“Os médicos disseram aos meus familiares que se não conseguisse um doador, eu poderia não ter resistido”, relembra Leidiane Moretti de Carvalho, que passou por um transplante de fígado no Hospital das Clínicas da Faculdade de Medicina de Ribeirão Preto (HCFMRP) há um mês. Ela é uma das 522 pacientes que passaram pelo procedimento na instituição, que comemora 20 anos da realização do primeiro transplante de fígado.
Tudo começou com estudos e com a criação de uma equipe multiprofissional capacitada e credenciada para receber o primeiro paciente em 1999. “É um procedimento altamente complexo, pois, além da cirurgia, tem o ponto de vista logístico, que para ser bem feito precisa da integração com outros vários serviços do hospital, tudo com rigor de gerenciamento dentro da política das instituições”, conta o professor Orlando de Castro e Silva Junior, da FMRP.
Após realizar aperfeiçoamentos em instituições do País e do exterior, a equipe multiprofissional composta de 40 profissionais da Unidade de Transplante de Fígado da instituição estava pronta para o primeiro procedimento, no dia 1º de maio de 2001, que começou às 18 horas, com a cirurgia do doador. O marco é histórico e consagrou a região como referência no tratamento de hepatopatias.
A realização era tão importante para o HCFMRP que até a quebra do ar-condicionado do centro cirúrgico foi resolvida na madrugada, pois o procedimento começou às 2 horas da manhã no dia seguinte à cirurgia do doador. “Eu nunca vi algo desse tipo acontecer em 40 anos de docência. Com o esforço de toda a equipe, o transplante correu como planejado e o paciente de 48 anos teve uma ótima recuperação”, completa o professor.

Mudanças clínicas, cirúrgicas e estruturais na realização do transplante de fígado marcaram essas duas décadas, como aumento do número de profissionais e o tempo do procedimento, que era entre 10 e 12 horas e foi reduzido para aproximadamente sete horas. “As mudanças, tanto clínicas como cirúrgicas, foram frutos da experiência adquirida e da experiência de outras equipes observadas através de visitas, discussões e trocas de ideias com outros centros transplantadores”, conta o professor Ajith Kumar Sankarankutty, da FMRP.
Recusa familiar
O transplante de fígado, que é feito na maioria dos casos graças a um doador falecido, pode ser necessário para pacientes em situação de dano causado por cirrose hepática, em decorrência das hepatites B e C e consumo excessivo de álcool, e hepatite medicamentosa.
Apesar do aumento da conscientização sobre os transplantes ter gerado crescimento no número de doadores efetivos, dados do Registro Brasileiro de Transplantes (RBT) apontam que a recusa familiar ainda é de mais de 40%. Para os professores Silva Junior e Sankarankutty, é importante que a população comunique a família sobre o desejo de ser doador, para que a decisão se torne mais fácil no momento de luto.
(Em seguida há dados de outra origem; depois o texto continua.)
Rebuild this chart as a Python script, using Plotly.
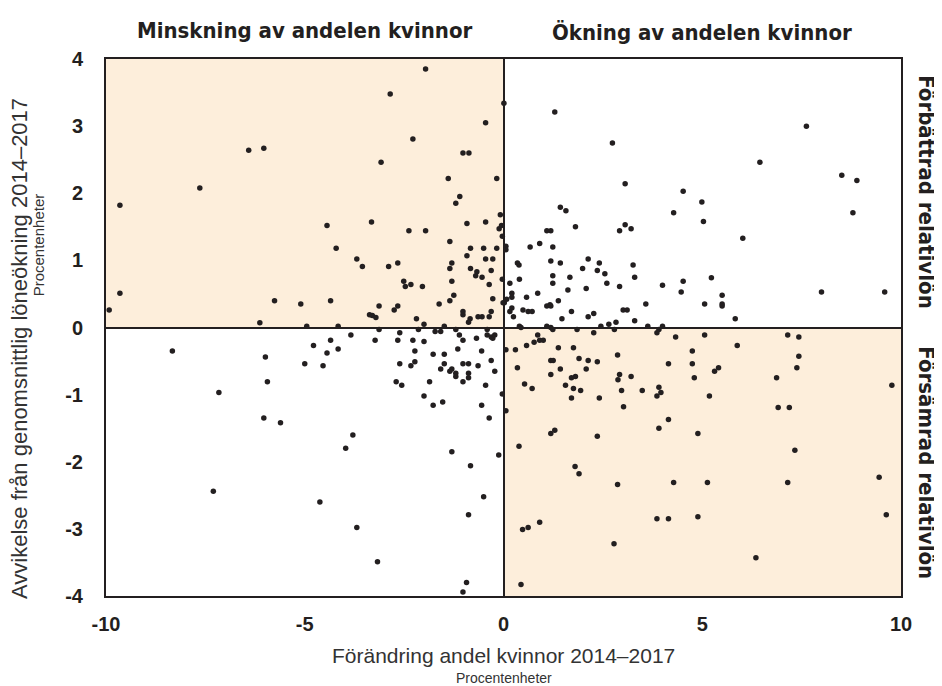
import plotly.graph_objects as go

# Förändring andel kvinnor 2014–2017 (procentenheter)
x_change = [
    -9.65, -7.64, -6.41, -6.03,
    -1.96, -2.85, 0.01, -0.45, -2.28, -1.02, -0.87, -3.08, -1.39, -0.17, -1.10, -1.20, -4.44, -3.32,
    -2.38, -1.96, -0.92, -0.45, -0.08, -0.11, -0.05, -0.03, -1.35,
    1.29, 2.74, 3.06, 4.52, 4.99, 1.43, 1.57, 4.28, 5.03, 1.81, 1.09, 1.19, 2.92, 3.06, 3.21,
    7.62, 6.45, 8.51, 8.89, 8.79, 6.02,
    -9.65, -9.92, -5.76, -5.10, -6.13, -8.33, -5.99, -5.00, -5.94, -7.16, -6.03, -5.61,
    -4.21, -0.83, -0.50, -0.17, -0.92, -3.69, -0.45, -0.27, -3.55, -2.89, -2.66, -1.30, -1.35, -0.83,
    -0.31, -0.67, -0.70, -0.54, -0.03, -1.30, -2.51, -2.47, -2.33, -2.04, -0.36, -1.25, -1.35, -1.62,
    -0.27, -0.01, -4.35, -3.13, -2.66, -2.75, -3.37, -3.30, -3.21, -1.02, -1.02, -0.84, -0.88, -0.64,
    -0.54, -0.36, -0.31, -2.19, -2.00, -1.49, -4.95, -4.16,
    -3.13, -2.14, -1.72, -1.58, -1.20, -2.61, -1.11, -1.02, -0.41, -0.41, -0.31, -0.27, -0.22, -0.68,
    -3.84, -4.35, -4.78, -3.23, -2.66, -2.28, -2.00, -4.44, -4.16, -4.54, -2.23, -1.15, -0.55, -0.31,
    -1.77, -1.49, -2.23, -2.33, -2.61, -1.49, -1.58, -1.02, -0.88, -0.64, -1.35, -1.30, -1.20, -1.20,
    -0.88, -0.88, -1.02, -0.22, -0.45, -1.86, -2.70, -2.56, -2.00, -1.77, -1.53, -0.55, -0.36, -0.03,
    -3.79,
    0.06, 0.06, 0.67, 0.91, 1.24, 1.19, 1.43, 0.35, 0.39, 2.13, 1.99, 2.41, 2.36, 2.55, 3.26, 1.24,
    1.67, 3.30, 0.40, 1.24, 2.60, 0.16, 2.92, 4.00, 4.52, 4.47, 2.08, 1.62, 0.21, 0.21, 0.86, 0.58,
    0.02, 0.08, 1.38, 1.09, 1.17, 1.19, 3.58, 5.06, 0.21, 0.16, 0.25, 0.49, 0.62, 0.72, 1.71, 3.01,
    3.11, 2.13, 2.27, 1.47, 3.30, 0.40, 0.44, 1.09, 1.19, 1.24, 1.85, 2.45, 2.65, 2.83, 2.79, 3.63,
    4.00, 3.91, 3.86, 2.27, 0.86, 0.77, 0.91, 1.00, 4.33, 5.06, 0.58, 0.06, 0.30, 1.38, 1.76, 2.87,
    4.75, 1.19, 1.25, 1.90, 2.13, 2.36, 0.35, 1.43, 2.08, 4.15, 4.75, 1.19, 2.92, 2.88, 3.21, 1.71,
    1.81, 4.80, 0.53, 1.56, 0.72, 1.76, 1.94, 2.97, 3.49, 3.91, 3.96, 3.86, 1.71, 2.41, 3.02, 0.06,
    4.15, 3.91, 1.19, 1.29, 2.36, 4.89,
    5.23, 5.50, 5.50, 5.50, 5.83, 8.00, 9.59, 7.15, 7.43, 5.88, 7.43, 7.38, 5.31, 5.41, 6.87, 9.77,
    5.18, 6.91, 7.19,
    -7.30,
    -3.97, -1.30, -0.12, -0.83, -0.50, -4.62, -0.88, -3.69, -3.17, -0.93, -1.02,
    0.39, 1.80, 1.90, 2.87, 4.28, 3.86, 4.15, 4.89, 0.48, 0.62, 0.91, 2.78, 0.44,
    7.33, 5.13, 7.15, 9.45, 9.63, 6.35,
]

# Avvikelse från genomsnittlig löneökning 2014–2017 (procentenheter)
y_deviation = [
    1.82, 2.08, 2.64, 2.67,
    3.85, 3.48, 3.34, 3.05, 2.81, 2.60, 2.60, 2.46, 2.22, 2.22, 1.95, 1.85, 1.52, 1.57,
    1.44, 1.44, 1.55, 1.57, 1.68, 1.47, 1.52, 1.36, 1.28,
    3.21, 2.75, 2.14, 2.03, 1.87, 1.79, 1.74, 1.71, 1.58, 1.50, 1.44, 1.44, 1.44, 1.53, 1.47,
    3.00, 2.46, 2.27, 2.19, 1.71, 1.33,
    0.51, 0.26, 0.40, 0.35, 0.07, -0.35, -0.44, -0.54, -0.81, -0.97, -1.35, -1.42,
    1.18, 1.18, 1.18, 1.18, 1.07, 1.02, 1.02, 1.02, 0.91, 0.91, 0.96, 0.96, 0.88, 0.88,
    0.85, 0.83, 0.77, 0.75, 0.72, 0.69, 0.69, 0.61, 0.64, 0.61, 0.64, 0.48, 0.40, 0.35,
    0.43, 0.37, 0.40, 0.32, 0.32, 0.26, 0.19, 0.18, 0.15, 0.24, 0.19, 0.13, 0.08, 0.16,
    0.16, 0.16, 0.24, 0.13, 0.05, 0.02, 0.02, 0.02,
    -0.03, -0.03, -0.06, -0.06, -0.03, -0.08, -0.11, -0.19, -0.03, -0.11, -0.14, -0.16, -0.11, -0.16,
    -0.11, -0.19, -0.27, -0.19, -0.19, -0.19, -0.21, -0.38, -0.32, -0.57, -0.35, -0.32, -0.35, -0.49,
    -0.40, -0.40, -0.51, -0.57, -0.54, -0.54, -0.62, -0.54, -0.54, -0.57, -0.65, -0.62, -0.68, -0.73,
    -0.68, -0.75, -0.81, -0.65, -0.86, -0.81, -0.81, -0.86, -1.02, -1.16, -1.11, -1.16, -1.35, -0.99,
    -1.60,
    1.21, 1.16, 1.20, 1.25, 1.20, 0.99, 0.96, 0.96, 0.93, 1.02, 0.88, 0.96, 0.85, 0.80, 0.93, 0.77,
    0.75, 0.75, 0.72, 0.66, 0.66, 0.66, 0.61, 0.63, 0.69, 0.53, 0.58, 0.56, 0.51, 0.45, 0.51, 0.45,
    0.37, 0.42, 0.40, 0.32, 0.34, 0.32, 0.35, 0.35, 0.29, 0.24, 0.16, 0.26, 0.24, 0.24, 0.24, 0.26,
    0.26, 0.16, 0.21, 0.13, 0.10, 0.02, 0.00, 0.02, 0.00, -0.03, -0.03, 0.02, 0.05, 0.08, -0.03, 0.02,
    0.02, -0.03, -0.08, -0.08, -0.11, -0.22, -0.19, -0.19, -0.14, -0.11, -0.27, -0.33, -0.33, -0.30, -0.30, -0.41,
    -0.35, -0.49, -0.49, -0.46, -0.49, -0.51, -0.60, -0.62, -0.62, -0.54, -0.54, -0.70, -0.70, -0.78, -0.73, -0.75,
    -0.73, -0.75, -0.84, -0.86, -0.91, -0.91, -0.94, -0.94, -0.94, -0.89, -0.97, -1.02, -1.05, -1.05, -1.18, -1.24,
    -1.37, -1.50, -1.58, -1.53, -1.62, -1.58,
    0.74, 0.48, 0.35, 0.32, 0.13, 0.53, 0.53, -0.11, -0.14, -0.27, -0.43, -0.60, -0.65, -0.60, -0.75, -0.86,
    -1.02, -1.19, -1.19,
    -2.44,
    -1.80, -1.85, -1.90, -2.06, -2.52, -2.60, -2.79, -2.98, -3.49, -3.80, -3.94,
    -1.77, -2.07, -2.18, -2.34, -2.31, -2.85, -2.85, -2.82, -3.01, -2.98, -2.90, -3.22, -3.83,
    -1.83, -2.31, -2.31, -2.23, -2.79, -3.43,
]

x_ticks = [-10, -5, 0, 5, 10]
y_ticks = [-4, -3, -2, -1, 0, 1, 2, 3, 4]
x_range = [-10, 10]
y_range = [-4, 4]

header_left = "Minskning av andelen kvinnor"
header_right = "Ökning av andelen kvinnor"
side_top = "Förbättrad relativlön"
side_bottom = "Försämrad relativlön"
x_title = "Förändring andel kvinnor 2014–2017"
y_title = "Avvikelse från genomsnittlig löneökning 2014–2017"
unit = "Procentenheter"

INK = "#231f20"
SHADE = "#fdeedb"
NARROW = "Liberation Sans Narrow, DejaVu Sans Condensed, Arial Narrow, sans-serif"
SANS = "Liberation Sans, Arial, Helvetica, sans-serif"
GREY = "#333333"

fig = go.Figure()
fig.add_trace(go.Scatter(
    x=x_change, y=y_deviation, mode="markers",
    marker=dict(color=INK, size=5.5, line=dict(width=0)),
    hoverinfo="x+y", showlegend=False,
))

# shaded quadrants
fig.add_shape(type="rect", xref="x", yref="y", x0=x_range[0], x1=0, y0=0, y1=y_range[1],
              fillcolor=SHADE, line=dict(width=0), layer="below")
fig.add_shape(type="rect", xref="x", yref="y", x0=0, x1=x_range[1], y0=y_range[0], y1=0,
              fillcolor=SHADE, line=dict(width=0), layer="below")

fig.update_xaxes(
    range=x_range, tickvals=x_ticks, ticktext=[str(v) for v in x_ticks],
    showgrid=False, zeroline=True, zerolinecolor=INK, zerolinewidth=2,
    showline=True, mirror=True, linecolor=INK, linewidth=2,
    ticks="outside", ticklen=9, tickcolor="rgba(0,0,0,0)",
    tickfont=dict(family=SANS, size=20, color=INK, weight="bold"),
)
fig.update_yaxes(
    range=y_range, tickvals=y_ticks, ticktext=[str(v) for v in y_ticks],
    showgrid=False, zeroline=True, zerolinecolor=INK, zerolinewidth=2,
    showline=True, mirror=True, linecolor=INK, linewidth=2,
    ticks="outside", ticklen=17, tickcolor="rgba(0,0,0,0)",
    tickfont=dict(family=SANS, size=20, color=INK, weight="bold"),
)

hfont = dict(family=NARROW, size=22, color=INK, weight="bold")
ann = [
    dict(text=header_left, x=0.25, y=1.0, yshift=29, font=hfont),
    dict(text=header_right, x=0.75, y=1.0, yshift=27, font=hfont),
    dict(text=side_top, x=1.0, y=0.752, xshift=26, textangle=90, font=hfont),
    dict(text=side_bottom, x=1.0, y=0.249, xshift=26, textangle=90, font=hfont),
    dict(text=x_title, x=0.5, y=0.0, yshift=-59, font=dict(family=SANS, size=21, color=GREY)),
    dict(text=unit, x=0.5, y=0.0, yshift=-82, font=dict(family=SANS, size=14, color=GREY)),
    dict(text=y_title, x=0.0, y=0.46, xshift=-86, textangle=-90,
         font=dict(family=SANS, size=22, color=GREY)),
    dict(text=unit, x=0.0, y=0.653, xshift=-68, textangle=-90,
         font=dict(family=SANS, size=15, color=GREY)),
]
for a in ann:
    a.update(xref="paper", yref="paper", xanchor="center", yanchor="middle", showarrow=False)

# page body adds an 8px offset; margins compensate so the plot frame lands at
# x 106..901, y 59..596 in the screenshot
fig.update_layout(
    width=942, height=686,
    margin=dict(l=98, r=49, t=51, b=98),
    paper_bgcolor="white", plot_bgcolor="white",
    annotations=ann,
)

fig.write_html("out.html")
Com a pandemia de covid-19, transplantes que não têm tratamento substitutivo, como coração e fígado, continuaram com ajustes de protocolo de segurança. “A pandemia causou uma redução importante nas doações e, consequentemente, nos transplantes, afetando o procedimento em todos os órgãos. Se compararmos com o primeiro trimestre de 2019, a redução de transplantes foi de 33% no País inteiro”, finaliza o professor Sankarankutty.